The walk back into Norwich covers areas that I’ve written about already, but I hadn’t noticed these flood level markers at New Mills Yard before.
Some information about St Giles’s Street that I hadn’t noticed before.
GEOGUESSR 4 – the fourth location was Norwich City Hall, a building that destroyed much local heritage when it was constructed in 1938. I quickly popped into Tesco on Westlegate at this point to buy their reduced sandwiches…..
Walking past St. Julian’s Church, which I wrote about the other day.
Going onto King Street, this is Dragon’s Hall, sadly no longer open to the public, but this was a museum that wasn’t allowed to continue. It’s a Grade I listed building, with much of the current structure dating to the fifteenth century, although there is evidence of a ninth century structure having been here before. I hope that this building can in future be repurposed and brought back into public use, as it’s currently been taken over by the National Centre for Writing.
Work has started this week on the development of the former Ferry Boat Inn site by the River Wensum. I don’t see why the developers couldn’t have restored the pub element in their project, but apparently the building was too damaged (although not too damaged to allow its conversion into two residential properties). It’s positive to see this area being brought back into usage though, it’s been derelict for over a decade now.
GEOGUESSR 5 – and the final point of the day, Norwich City Football Club. The club was founded in 1902 and they’ve played at this Carrow Road site since 1935.

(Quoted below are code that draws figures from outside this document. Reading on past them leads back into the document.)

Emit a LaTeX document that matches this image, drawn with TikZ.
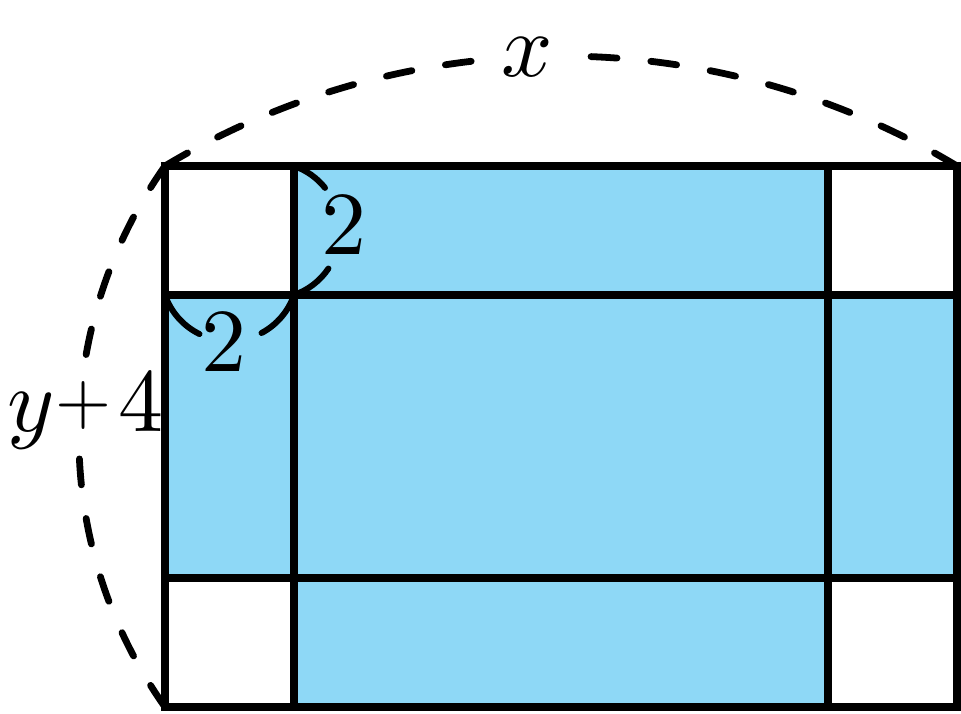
\documentclass[tikz,border=0pt]{standalone}
\usepackage{graphicx}
\definecolor{paneblue}{RGB}{142,216,246}
\tikzset{
  frame/.style={line width=7.5pt},
  dashline/.style={line width=6.8pt, line cap=round, dash pattern=on 26pt off 34pt},
  bracearc/.style={line width=6pt, line cap=round},
  lab/.style={inner sep=0pt, scale=9, font=\fontsize{10}{12}\selectfont}
}
\begin{document}
\begin{tikzpicture}[x=1pt,y=1pt]
\useasboundingbox (0,0) rectangle (961,713);
% corners
\coordinate (TL) at (165,547);
\coordinate (TR) at (957,547);
\coordinate (BR) at (957,6);
\coordinate (BL) at (165,6);
\coordinate (I1) at (294,547);
\coordinate (I2) at (294,418);
\coordinate (L2) at (165,418);
% blue cross
\fill[paneblue] (294,6) rectangle (828,547);
\fill[paneblue] (165,135) rectangle (957,418);
% grid
\draw[frame] (BL) rectangle (TR);
\draw[frame] (294,6) -- (I1);
\draw[frame] (828,6) -- (828,547);
\draw[frame] (L2) -- (957,418);
\draw[frame] (165,135) -- (957,135);
% top dashed arc (x)
\draw[dashline] (TL) arc[start angle=121.04, end angle=96.43, radius=768pt];
\draw[dashline] (TR) arc[start angle=58.96, end angle=88.43, radius=768pt];
\node[lab, anchor=base] (xl) at (527,636.5) {$x$};
% left dashed arc (y+4)
\draw[dashline] (TL) arc[start angle=144.7, end angle=170.6, radius=468.4pt];
\draw[dashline] (BL) arc[start angle=215.3, end angle=182.26, radius=468.4pt];
\node[lab, anchor=base west] (yl) at (6,281) {$y$\raisebox{0.1em}{\scalebox{0.8}{$+$}}\kern0.08em$4$};
% small arcs
\draw[bracearc] (I1) arc[start angle=71, end angle=38.7, radius=68.2pt];
\draw[bracearc] (I2) arc[start angle=-71, end angle=-33.9, radius=68.2pt];
\node[lab, anchor=base] (t1) at (343.5,458) {$2$};
\draw[bracearc] (L2) arc[start angle=199, end angle=243.9, radius=68.2pt];
\draw[bracearc] (I2) arc[start angle=341, end angle=298, radius=68.2pt];
\node[lab, anchor=base] (t2) at (224,341.3) {$2$};
\end{tikzpicture}
\end{document}
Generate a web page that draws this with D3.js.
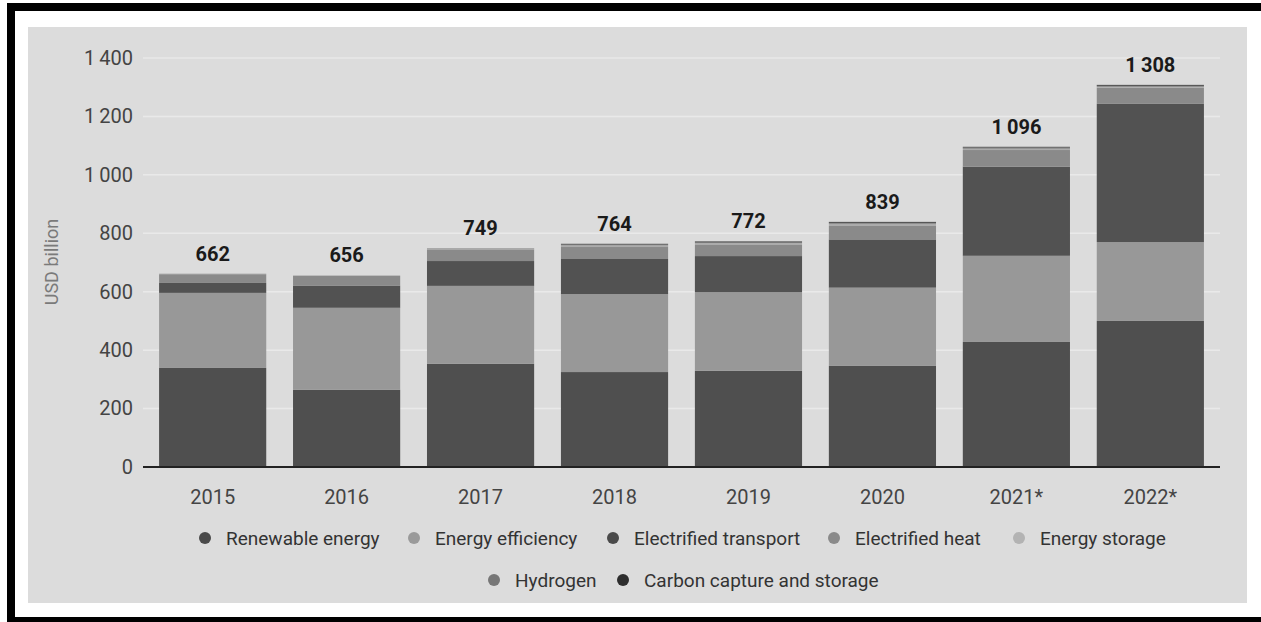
<!DOCTYPE html>
<html>
<head>
<meta charset="utf-8">
<script src="https://cdn.jsdelivr.net/npm/d3@7"></script>
<style>
  body { margin: 0; background: #fff; }
  svg { display: block; font-family: Roboto, "Open Sans", sans-serif; }
</style>
</head>
<body>
<div id="chart"></div>
<script>
// Clean energy investment by technology, USD billion
const years = ["2015", "2016", "2017", "2018", "2019", "2020", "2021*", "2022*"];
const seriesNames = ["Renewable energy", "Energy efficiency", "Electrified transport",
  "Electrified heat", "Energy storage", "Hydrogen", "Carbon capture and storage"];
const renewable = [339, 264, 353, 325, 329, 346, 428, 500];
const efficiency = [257, 281, 267, 267, 270, 268, 295, 270];
const transport = [34, 75, 85, 120, 123, 165, 305, 473];
const heat = [30, 34, 40, 41, 38, 46, 57, 55];
const storage = [2, 2, 3, 6, 7, 8, 5, 4];
const hydrogen = [0, 0, 1, 3, 3, 3, 4, 3];
const ccs = [0, 0, 0, 2, 2, 3, 2, 3];
const yTicks = [0, 200, 400, 600, 800, 1000, 1200, 1400];

const colors = ["#4f4f4f", "#989898", "#525252", "#8a8a8a", "#ababab", "#6f6f6f", "#383838"];
const legendDots = ["#4a4a4a", "#9a9a9a", "#4a4a4a", "#8a8a8a", "#b3b3b3", "#777777", "#2e2e2e"];

const width = 1261, height = 622;

const table = years.map((y, i) => ({
  year: y,
  "Renewable energy": renewable[i],
  "Energy efficiency": efficiency[i],
  "Electrified transport": transport[i],
  "Electrified heat": heat[i],
  "Energy storage": storage[i],
  "Hydrogen": hydrogen[i],
  "Carbon capture and storage": ccs[i]
}));
const totals = table.map(d => d3.sum(seriesNames, k => d[k]));

const svg = d3.select("#chart").append("svg")
  .attr("width", width)
  .attr("height", height);

// frame: white page, black border, grey panel
svg.append("rect").attr("width", width).attr("height", height).attr("fill", "#fff");
svg.append("rect").attr("x", 7).attr("y", 3).attr("width", width - 7).attr("height", 8).attr("fill", "#000");
svg.append("rect").attr("x", 7).attr("y", 3).attr("width", 8).attr("height", height - 3).attr("fill", "#000");
svg.append("rect").attr("x", 7).attr("y", 617).attr("width", width - 7).attr("height", 5).attr("fill", "#000");
svg.append("rect").attr("x", 28).attr("y", 27).attr("width", 1219).attr("height", 576).attr("fill", "#dcdcdc");

const x = d3.scaleBand().domain(years).range([143, 1220]).paddingInner(0.2).paddingOuter(0.12);
const y = d3.scaleLinear().domain([0, 1400]).range([467, 58]);

const fmt = v => {
  const s = String(v);
  return s.length > 3 ? s.slice(0, -3) + "\u2009" + s.slice(-3) : s;
};

// gridlines
svg.append("g")
  .selectAll("line")
  .data(yTicks.filter(t => t > 0))
  .join("line")
    .attr("x1", 143).attr("x2", 1220)
    .attr("y1", d => y(d)).attr("y2", d => y(d))
    .attr("stroke", "#e9e9e9")
    .attr("stroke-width", 1.5);

// y axis labels
const yAxis = d3.axisLeft(y).tickValues(yTicks).tickFormat(fmt).tickSize(0).tickPadding(0);
svg.append("g")
  .attr("transform", "translate(133,0)")
  .call(yAxis)
  .call(g => g.select(".domain").remove())
  .call(g => g.selectAll("text")
    .attr("font-size", 20)
    .attr("font-family", "Roboto, sans-serif")
    .attr("fill", "#444"));

svg.append("text")
  .attr("transform", "translate(58,262) rotate(-90)")
  .attr("text-anchor", "middle")
  .attr("font-size", 18)
  .attr("fill", "#7a7a7a")
  .text("USD billion");

// stacked bars
const stacked = d3.stack().keys(seriesNames)(table);
svg.append("g")
  .selectAll("g")
  .data(stacked)
  .join("g")
    .attr("fill", (d, i) => colors[i])
  .selectAll("rect")
  .data(d => d)
  .join("rect")
    .attr("x", d => x(d.data.year))
    .attr("width", x.bandwidth())
    .attr("y", d => y(d[1]))
    .attr("height", d => y(d[0]) - y(d[1]));

// total labels
svg.append("g")
  .selectAll("text")
  .data(years)
  .join("text")
    .attr("x", d => x(d) + x.bandwidth() / 2)
    .attr("y", (d, i) => y(totals[i]) - 13)
    .attr("text-anchor", "middle")
    .attr("font-size", 20)
    .attr("font-weight", "bold")
    .attr("fill", "#1a1a1a")
    .text((d, i) => fmt(totals[i]));

// x axis
const xAxis = d3.axisBottom(x).tickSize(0).tickPadding(0);
svg.append("g")
  .attr("transform", "translate(0,467)")
  .call(xAxis)
  .call(g => g.select(".domain").remove())
  .call(g => g.selectAll("text")
    .attr("dy", 0)
    .attr("y", 37)
    .attr("font-size", 20)
    .attr("font-family", "Roboto, sans-serif")
    .attr("fill", "#444"));
svg.append("line")
  .attr("x1", 143).attr("x2", 1220)
  .attr("y1", 467).attr("y2", 467)
  .attr("stroke", "#222")
  .attr("stroke-width", 2);

// legend
const legendPos = [
  [205, 538], [414, 538], [613, 538], [834, 538], [1019, 538],
  [494, 580], [623, 580]
];
const legend = svg.append("g")
  .selectAll("g")
  .data(seriesNames)
  .join("g")
    .attr("transform", (d, i) => `translate(${legendPos[i][0]},${legendPos[i][1]})`);
legend.append("circle")
  .attr("r", 6)
  .attr("fill", (d, i) => legendDots[i]);
legend.append("text")
  .attr("x", 21)
  .attr("dy", "0.35em")
  .attr("font-size", 19)
  .attr("fill", "#333")
  .text(d => d);
</script>
</body>
</html>
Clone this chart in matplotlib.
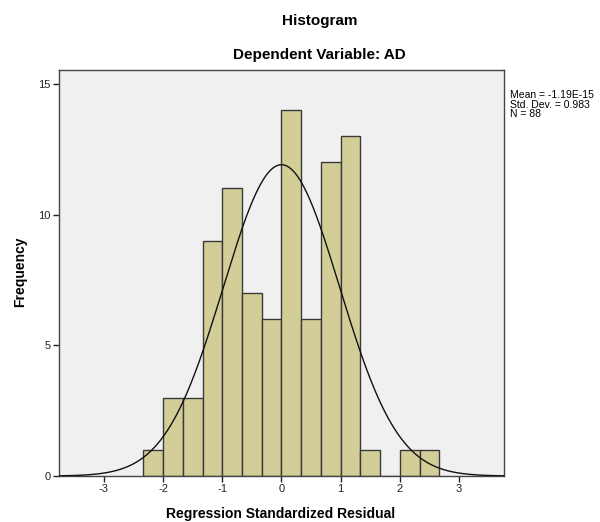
import numpy as np
import matplotlib
matplotlib.use('Agg')
import matplotlib.pyplot as plt

plt.rcParams['font.family'] = ['Liberation Sans', 'DejaVu Sans']
plt.rcParams['axes.unicode_minus'] = False

# Histogram data (bin width 1/3)
bin_left = [-7, -6, -5, -4, -3, -2, -1, 0, 1, 2, 3, 4, 5, 6, 7]  # in thirds
counts = [1, 3, 3, 9, 11, 7, 6, 14, 6, 12, 13, 1, 0, 1, 1]
BIN_WIDTH = 1 / 3

# Summary statistics shown in the chart
MEAN = -1.19e-15
STD = 0.983
N = 88

x_ticks = [-3, -2, -1, 0, 1, 2, 3]
y_ticks = [0, 5, 10, 15]

fig = plt.figure(figsize=(6, 5.22), dpi=100)
ax = fig.add_axes([0.0983, 0.0881, 0.7417, 0.778])
ax.set_facecolor('#F0F0F0')

lefts = np.array(bin_left) * BIN_WIDTH
ax.bar(lefts, counts, width=BIN_WIDTH, align='edge',
       color='#D3CE98', edgecolor='#3a3a3a', linewidth=1.0, zorder=2)

# Normal curve scaled to the histogram
xs = np.linspace(-3.76, 3.76, 400)
pdf = np.exp(-0.5 * ((xs - MEAN) / STD) ** 2) / (STD * np.sqrt(2 * np.pi))
ax.plot(xs, N * BIN_WIDTH * pdf, color='#111111', linewidth=1.0, zorder=3)

ax.set_xlim(-3.76, 3.76)
ax.set_ylim(0, 15.53)
ax.set_xticks(x_ticks)
ax.set_yticks(y_ticks)
ax.tick_params(direction='out', length=4, width=1, labelsize=8,
               colors='#222222', pad=2)
for s in ax.spines.values():
    s.set_color('#444444')
    s.set_linewidth(1)

fig.text(0.533, 0.96, 'Histogram', ha='center', va='center',
         fontsize=11, fontweight='bold')
fig.text(0.533, 0.895, 'Dependent Variable: AD', ha='center', va='center',
         fontsize=11, fontweight='bold')
fig.text(0.033, 0.48, 'Frequency', rotation=90, ha='center', va='center',
         fontsize=10, fontweight='bold')
fig.text(0.468, 0.015, 'Regression Standardized Residual', ha='center',
         va='center', fontsize=10, fontweight='bold')

fig.text(0.85, 0.827,
         'Mean = -1.19E-15\nStd. Dev. = 0.983\nN = 88',
         ha='left', va='top', fontsize=7.5, linespacing=0.92)

fig.savefig('out.png', dpi=100)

And that was the end of the walk. It was fourteen miles and took me just under five hours, although I did keep getting distracted along the way, hence the slow pace. I’m not sure that there’s any great unifying story for me to tell here, but I discovered some things that I didn’t know existed in Norwich. And I like this element of random, it gives a purpose to an expedition, as otherwise there’s no way I’d have been bothered to have walked so far.